### GIVEN REQUEST:
Take each line that has the word "page" and return it.

Begin

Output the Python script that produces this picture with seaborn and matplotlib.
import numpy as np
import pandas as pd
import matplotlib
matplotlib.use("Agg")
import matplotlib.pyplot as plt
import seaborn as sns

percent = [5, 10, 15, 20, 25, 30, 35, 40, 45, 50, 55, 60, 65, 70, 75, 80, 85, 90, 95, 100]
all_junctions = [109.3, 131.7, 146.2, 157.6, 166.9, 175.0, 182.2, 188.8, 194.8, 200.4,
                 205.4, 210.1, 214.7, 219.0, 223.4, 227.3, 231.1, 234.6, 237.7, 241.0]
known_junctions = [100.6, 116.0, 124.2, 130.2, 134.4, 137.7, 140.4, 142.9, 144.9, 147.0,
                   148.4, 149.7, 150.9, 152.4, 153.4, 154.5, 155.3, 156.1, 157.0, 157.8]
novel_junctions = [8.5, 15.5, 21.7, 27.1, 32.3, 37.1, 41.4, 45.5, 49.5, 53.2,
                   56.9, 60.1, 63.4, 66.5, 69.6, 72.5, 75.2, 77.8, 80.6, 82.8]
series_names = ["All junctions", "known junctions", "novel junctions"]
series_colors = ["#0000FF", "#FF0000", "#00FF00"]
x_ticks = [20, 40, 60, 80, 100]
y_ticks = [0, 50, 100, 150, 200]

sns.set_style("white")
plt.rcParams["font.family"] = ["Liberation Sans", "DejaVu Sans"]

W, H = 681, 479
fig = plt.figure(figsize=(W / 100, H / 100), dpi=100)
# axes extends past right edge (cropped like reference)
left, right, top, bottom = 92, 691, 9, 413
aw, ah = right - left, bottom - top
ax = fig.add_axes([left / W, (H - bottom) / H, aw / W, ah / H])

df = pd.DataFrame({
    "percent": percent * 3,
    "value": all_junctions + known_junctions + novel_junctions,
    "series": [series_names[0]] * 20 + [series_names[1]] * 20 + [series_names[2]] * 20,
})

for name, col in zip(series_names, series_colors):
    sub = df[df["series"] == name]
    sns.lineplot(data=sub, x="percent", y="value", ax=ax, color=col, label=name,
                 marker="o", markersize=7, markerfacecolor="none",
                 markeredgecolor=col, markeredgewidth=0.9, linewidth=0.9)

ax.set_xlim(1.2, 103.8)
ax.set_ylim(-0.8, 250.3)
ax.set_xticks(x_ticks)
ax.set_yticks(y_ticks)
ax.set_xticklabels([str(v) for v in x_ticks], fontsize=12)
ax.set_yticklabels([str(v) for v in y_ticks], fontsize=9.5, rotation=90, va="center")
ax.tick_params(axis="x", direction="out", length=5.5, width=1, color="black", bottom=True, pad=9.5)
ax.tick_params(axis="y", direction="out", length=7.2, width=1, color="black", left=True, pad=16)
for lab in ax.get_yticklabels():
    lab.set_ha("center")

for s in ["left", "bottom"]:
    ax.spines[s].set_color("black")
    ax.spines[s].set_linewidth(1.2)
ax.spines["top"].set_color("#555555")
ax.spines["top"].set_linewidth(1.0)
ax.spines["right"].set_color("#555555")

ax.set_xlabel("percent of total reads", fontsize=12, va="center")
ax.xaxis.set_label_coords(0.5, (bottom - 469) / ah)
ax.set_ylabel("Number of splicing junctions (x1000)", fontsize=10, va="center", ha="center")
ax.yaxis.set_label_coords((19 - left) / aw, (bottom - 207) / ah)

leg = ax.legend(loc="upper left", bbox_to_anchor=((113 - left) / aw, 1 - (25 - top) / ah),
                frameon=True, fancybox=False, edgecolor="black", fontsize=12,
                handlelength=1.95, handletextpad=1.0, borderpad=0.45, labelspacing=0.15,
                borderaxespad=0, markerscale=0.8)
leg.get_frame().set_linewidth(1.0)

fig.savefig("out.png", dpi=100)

End
Begin

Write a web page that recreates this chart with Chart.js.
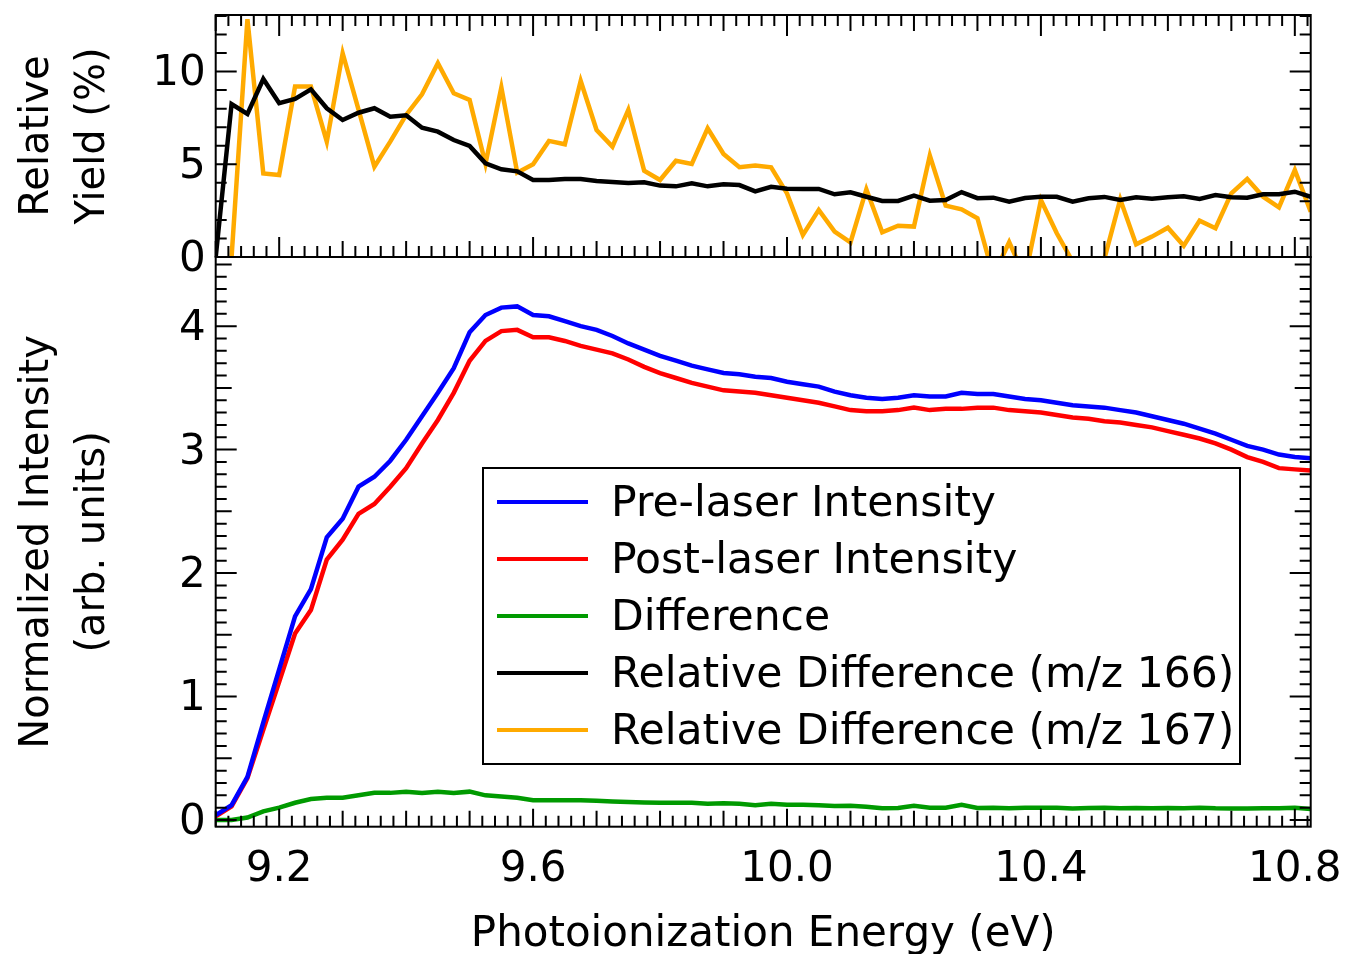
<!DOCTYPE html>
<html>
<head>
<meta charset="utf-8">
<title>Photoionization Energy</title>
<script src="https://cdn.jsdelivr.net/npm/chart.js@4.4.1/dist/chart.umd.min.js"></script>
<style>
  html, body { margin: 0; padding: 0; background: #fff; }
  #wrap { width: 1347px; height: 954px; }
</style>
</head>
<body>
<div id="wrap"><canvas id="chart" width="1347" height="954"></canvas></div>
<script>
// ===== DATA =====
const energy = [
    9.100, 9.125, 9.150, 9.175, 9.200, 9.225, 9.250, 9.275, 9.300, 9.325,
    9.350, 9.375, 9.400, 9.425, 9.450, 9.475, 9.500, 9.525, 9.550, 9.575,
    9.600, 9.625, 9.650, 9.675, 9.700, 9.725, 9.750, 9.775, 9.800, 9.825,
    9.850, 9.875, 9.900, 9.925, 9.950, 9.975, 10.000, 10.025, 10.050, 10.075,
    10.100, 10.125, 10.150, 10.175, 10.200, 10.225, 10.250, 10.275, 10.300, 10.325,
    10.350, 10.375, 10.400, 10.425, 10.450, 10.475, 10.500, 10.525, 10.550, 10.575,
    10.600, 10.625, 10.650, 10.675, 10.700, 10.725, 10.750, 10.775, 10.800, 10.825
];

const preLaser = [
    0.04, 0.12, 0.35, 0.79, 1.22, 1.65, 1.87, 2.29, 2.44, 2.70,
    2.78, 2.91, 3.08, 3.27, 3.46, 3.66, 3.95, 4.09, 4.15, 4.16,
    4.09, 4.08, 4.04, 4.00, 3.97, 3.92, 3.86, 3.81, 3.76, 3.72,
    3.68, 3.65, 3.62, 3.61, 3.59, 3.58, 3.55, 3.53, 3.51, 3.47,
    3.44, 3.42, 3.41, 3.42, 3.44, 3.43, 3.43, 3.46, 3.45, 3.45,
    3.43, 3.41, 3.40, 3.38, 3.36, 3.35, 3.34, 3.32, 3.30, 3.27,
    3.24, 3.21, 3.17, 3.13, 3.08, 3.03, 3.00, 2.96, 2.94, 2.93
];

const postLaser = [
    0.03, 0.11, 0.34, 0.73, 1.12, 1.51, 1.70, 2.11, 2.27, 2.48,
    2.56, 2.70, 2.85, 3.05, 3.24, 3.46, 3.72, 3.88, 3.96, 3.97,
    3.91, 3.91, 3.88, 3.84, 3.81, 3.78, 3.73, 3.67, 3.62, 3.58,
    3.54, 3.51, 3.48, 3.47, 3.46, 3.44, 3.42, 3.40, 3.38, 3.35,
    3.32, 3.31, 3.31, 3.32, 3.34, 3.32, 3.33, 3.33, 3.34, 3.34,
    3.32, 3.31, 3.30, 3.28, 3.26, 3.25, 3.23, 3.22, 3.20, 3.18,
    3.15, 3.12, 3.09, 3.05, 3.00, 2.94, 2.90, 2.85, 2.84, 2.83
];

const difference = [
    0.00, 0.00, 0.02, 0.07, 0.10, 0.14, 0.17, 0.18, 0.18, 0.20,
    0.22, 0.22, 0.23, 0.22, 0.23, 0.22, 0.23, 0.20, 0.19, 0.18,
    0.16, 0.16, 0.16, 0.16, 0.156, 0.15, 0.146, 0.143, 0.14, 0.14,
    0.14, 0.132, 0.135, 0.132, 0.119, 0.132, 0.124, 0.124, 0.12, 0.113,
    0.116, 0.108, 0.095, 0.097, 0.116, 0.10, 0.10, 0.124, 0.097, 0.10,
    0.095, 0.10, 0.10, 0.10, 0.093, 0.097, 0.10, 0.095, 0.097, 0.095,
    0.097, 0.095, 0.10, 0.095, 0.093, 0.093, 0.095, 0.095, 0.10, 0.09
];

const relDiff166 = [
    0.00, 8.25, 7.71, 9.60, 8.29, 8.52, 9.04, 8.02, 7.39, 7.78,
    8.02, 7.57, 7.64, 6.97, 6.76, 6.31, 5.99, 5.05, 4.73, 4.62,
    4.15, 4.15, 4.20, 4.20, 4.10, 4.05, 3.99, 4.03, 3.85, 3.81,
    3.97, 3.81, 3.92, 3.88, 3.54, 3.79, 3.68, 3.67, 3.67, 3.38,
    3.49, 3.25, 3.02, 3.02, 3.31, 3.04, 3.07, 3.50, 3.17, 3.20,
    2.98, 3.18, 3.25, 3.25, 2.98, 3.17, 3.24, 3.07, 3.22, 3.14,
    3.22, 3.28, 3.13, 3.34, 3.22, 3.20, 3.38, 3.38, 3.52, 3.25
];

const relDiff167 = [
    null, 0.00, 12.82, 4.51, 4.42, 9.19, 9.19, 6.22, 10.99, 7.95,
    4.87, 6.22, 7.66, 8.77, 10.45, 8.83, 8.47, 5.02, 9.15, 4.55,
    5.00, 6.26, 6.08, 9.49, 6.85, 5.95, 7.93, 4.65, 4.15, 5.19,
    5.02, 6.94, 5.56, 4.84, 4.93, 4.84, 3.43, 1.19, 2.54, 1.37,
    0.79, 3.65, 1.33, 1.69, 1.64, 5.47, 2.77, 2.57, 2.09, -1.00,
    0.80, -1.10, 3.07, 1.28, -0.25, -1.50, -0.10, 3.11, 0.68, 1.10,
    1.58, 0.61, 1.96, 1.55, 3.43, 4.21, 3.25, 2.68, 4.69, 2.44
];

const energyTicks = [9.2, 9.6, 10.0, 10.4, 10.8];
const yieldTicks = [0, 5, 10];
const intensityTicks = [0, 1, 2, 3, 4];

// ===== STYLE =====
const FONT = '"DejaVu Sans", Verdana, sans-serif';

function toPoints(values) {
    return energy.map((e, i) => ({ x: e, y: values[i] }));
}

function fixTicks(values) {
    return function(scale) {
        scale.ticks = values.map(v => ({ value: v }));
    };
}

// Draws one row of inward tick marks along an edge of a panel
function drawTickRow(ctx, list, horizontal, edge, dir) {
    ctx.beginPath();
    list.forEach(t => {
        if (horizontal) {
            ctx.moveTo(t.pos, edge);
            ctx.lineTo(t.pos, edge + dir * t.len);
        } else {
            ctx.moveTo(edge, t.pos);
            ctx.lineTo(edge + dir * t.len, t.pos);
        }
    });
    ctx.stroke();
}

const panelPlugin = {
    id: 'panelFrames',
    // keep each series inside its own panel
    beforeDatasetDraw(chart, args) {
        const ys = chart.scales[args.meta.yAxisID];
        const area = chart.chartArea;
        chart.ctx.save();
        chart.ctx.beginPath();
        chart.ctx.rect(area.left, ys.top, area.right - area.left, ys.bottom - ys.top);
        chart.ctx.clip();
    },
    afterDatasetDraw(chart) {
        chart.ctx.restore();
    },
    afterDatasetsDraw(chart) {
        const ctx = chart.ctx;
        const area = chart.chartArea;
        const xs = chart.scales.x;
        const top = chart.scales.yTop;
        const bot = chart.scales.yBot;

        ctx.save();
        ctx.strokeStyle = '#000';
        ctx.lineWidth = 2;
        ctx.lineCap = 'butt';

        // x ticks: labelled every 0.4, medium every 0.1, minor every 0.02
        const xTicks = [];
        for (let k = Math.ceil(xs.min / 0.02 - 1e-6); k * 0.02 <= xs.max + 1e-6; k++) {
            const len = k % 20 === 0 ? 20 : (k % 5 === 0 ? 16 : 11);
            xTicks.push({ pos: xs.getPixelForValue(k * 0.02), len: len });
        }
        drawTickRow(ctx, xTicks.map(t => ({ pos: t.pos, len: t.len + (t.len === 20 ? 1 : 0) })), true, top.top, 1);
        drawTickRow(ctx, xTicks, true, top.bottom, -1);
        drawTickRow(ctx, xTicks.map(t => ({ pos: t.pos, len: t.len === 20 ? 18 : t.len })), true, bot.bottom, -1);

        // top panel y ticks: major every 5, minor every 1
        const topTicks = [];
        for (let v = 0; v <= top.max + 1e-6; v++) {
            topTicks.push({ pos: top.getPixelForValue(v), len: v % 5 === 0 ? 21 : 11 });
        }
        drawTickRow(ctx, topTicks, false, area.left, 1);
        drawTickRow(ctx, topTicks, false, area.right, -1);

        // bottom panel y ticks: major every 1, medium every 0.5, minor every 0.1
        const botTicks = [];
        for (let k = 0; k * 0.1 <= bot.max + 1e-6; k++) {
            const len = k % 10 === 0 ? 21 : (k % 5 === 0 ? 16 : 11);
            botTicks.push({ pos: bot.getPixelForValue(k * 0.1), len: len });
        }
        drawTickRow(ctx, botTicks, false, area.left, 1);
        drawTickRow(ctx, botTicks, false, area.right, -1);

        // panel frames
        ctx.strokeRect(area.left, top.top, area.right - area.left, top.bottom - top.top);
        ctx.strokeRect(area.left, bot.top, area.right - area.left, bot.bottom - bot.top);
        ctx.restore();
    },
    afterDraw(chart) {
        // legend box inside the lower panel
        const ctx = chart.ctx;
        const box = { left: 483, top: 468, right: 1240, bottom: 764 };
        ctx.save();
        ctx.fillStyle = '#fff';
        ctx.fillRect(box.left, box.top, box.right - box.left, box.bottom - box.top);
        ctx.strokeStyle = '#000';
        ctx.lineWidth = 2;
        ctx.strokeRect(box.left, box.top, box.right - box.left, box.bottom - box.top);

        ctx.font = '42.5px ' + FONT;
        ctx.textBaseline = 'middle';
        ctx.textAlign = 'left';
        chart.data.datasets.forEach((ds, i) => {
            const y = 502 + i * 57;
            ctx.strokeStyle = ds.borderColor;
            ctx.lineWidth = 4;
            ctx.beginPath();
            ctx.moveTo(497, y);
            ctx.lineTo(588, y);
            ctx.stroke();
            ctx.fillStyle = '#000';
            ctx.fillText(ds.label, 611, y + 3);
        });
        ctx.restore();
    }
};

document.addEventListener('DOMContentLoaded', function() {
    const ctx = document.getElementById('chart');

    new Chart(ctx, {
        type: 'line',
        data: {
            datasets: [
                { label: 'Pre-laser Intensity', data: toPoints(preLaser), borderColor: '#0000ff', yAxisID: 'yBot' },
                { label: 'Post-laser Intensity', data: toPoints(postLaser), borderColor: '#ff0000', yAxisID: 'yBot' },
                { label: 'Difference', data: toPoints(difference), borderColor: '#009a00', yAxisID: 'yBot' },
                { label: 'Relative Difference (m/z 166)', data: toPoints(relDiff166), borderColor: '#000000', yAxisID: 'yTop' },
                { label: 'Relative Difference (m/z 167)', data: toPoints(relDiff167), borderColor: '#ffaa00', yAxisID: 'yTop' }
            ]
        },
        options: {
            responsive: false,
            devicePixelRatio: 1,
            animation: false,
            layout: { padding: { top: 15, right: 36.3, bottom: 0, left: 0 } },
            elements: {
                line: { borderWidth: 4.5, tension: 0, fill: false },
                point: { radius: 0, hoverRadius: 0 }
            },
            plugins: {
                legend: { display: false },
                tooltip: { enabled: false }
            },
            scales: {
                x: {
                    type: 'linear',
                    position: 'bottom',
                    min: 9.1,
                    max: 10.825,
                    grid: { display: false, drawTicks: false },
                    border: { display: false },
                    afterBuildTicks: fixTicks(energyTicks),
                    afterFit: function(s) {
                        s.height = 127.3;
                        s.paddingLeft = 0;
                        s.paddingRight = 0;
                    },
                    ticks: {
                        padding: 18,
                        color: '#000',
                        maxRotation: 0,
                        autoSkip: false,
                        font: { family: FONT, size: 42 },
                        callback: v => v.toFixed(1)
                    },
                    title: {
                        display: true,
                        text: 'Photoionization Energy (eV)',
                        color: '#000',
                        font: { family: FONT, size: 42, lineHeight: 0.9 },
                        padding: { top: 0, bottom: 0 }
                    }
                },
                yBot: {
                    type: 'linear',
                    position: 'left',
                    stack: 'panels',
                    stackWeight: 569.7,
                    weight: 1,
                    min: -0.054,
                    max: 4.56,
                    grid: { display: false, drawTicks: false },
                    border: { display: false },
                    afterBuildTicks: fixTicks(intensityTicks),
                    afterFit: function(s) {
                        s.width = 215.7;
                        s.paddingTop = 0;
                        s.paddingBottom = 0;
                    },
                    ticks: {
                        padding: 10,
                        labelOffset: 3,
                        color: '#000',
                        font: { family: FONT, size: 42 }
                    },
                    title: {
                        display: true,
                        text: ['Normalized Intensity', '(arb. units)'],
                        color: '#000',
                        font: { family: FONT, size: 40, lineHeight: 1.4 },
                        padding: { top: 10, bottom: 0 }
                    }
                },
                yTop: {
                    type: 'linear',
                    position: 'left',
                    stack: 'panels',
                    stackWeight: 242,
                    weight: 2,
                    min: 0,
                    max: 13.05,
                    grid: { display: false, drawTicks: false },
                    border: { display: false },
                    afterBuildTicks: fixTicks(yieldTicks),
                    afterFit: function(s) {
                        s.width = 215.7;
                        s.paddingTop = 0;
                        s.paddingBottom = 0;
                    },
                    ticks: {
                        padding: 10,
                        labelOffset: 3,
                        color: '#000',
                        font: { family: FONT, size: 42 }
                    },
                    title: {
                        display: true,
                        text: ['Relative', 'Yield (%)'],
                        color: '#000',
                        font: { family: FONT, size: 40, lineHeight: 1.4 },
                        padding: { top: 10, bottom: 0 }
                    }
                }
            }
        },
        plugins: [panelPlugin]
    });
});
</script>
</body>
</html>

End
Begin

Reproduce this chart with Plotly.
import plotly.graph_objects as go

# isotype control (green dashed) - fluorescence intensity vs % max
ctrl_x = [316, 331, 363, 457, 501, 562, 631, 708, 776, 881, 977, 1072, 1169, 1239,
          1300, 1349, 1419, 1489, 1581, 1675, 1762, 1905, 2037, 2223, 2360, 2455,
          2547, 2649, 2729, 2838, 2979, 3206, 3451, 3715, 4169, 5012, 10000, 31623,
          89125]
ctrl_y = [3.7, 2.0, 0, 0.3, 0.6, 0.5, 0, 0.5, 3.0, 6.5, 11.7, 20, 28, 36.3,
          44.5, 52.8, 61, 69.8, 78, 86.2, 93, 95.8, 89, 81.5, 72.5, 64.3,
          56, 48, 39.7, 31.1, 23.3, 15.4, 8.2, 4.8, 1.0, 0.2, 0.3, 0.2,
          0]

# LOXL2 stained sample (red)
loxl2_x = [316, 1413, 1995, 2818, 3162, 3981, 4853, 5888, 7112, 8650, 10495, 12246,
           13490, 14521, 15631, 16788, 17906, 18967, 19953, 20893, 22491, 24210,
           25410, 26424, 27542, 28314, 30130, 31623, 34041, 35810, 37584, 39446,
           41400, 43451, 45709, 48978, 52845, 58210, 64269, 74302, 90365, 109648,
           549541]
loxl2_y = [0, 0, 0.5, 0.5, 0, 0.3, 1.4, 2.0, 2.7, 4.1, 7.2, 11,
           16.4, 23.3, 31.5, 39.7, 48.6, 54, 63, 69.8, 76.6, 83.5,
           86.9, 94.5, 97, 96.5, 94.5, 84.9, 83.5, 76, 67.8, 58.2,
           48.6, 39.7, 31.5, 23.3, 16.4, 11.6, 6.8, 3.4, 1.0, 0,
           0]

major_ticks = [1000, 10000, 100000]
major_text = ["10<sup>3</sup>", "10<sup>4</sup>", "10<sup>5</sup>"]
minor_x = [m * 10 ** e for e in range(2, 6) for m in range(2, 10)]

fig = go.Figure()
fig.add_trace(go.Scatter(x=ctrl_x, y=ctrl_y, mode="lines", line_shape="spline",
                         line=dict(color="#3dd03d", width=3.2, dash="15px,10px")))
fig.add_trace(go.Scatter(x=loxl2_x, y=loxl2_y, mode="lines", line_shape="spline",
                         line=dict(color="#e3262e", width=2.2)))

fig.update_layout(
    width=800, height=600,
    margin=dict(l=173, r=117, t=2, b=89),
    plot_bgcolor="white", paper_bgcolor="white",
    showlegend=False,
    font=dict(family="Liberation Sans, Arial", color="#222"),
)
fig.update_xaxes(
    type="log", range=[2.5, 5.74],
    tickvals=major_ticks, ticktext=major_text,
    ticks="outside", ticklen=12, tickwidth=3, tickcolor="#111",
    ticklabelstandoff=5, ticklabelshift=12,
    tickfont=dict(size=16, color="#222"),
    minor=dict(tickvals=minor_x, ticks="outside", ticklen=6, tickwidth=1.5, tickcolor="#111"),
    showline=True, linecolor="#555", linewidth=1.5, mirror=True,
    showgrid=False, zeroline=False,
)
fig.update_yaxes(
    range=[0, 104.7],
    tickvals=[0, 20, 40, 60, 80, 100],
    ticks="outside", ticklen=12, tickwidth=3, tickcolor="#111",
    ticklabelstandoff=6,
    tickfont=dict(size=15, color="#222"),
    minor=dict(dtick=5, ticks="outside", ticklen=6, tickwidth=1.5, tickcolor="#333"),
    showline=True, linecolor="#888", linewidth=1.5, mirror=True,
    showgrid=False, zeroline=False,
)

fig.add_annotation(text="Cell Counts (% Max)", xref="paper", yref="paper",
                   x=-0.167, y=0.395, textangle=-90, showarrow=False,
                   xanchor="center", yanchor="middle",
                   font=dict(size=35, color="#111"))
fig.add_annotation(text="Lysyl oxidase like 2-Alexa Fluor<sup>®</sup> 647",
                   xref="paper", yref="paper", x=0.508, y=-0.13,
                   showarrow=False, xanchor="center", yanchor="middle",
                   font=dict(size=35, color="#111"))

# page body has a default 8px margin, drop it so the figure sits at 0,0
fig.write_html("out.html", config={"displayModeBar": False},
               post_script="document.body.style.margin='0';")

End

### OUTPUT FOR THIS EXERCISE:
Write a web page that recreates this chart with Chart.js.
# page body has a default 8px margin, drop it so the figure sits at 0,0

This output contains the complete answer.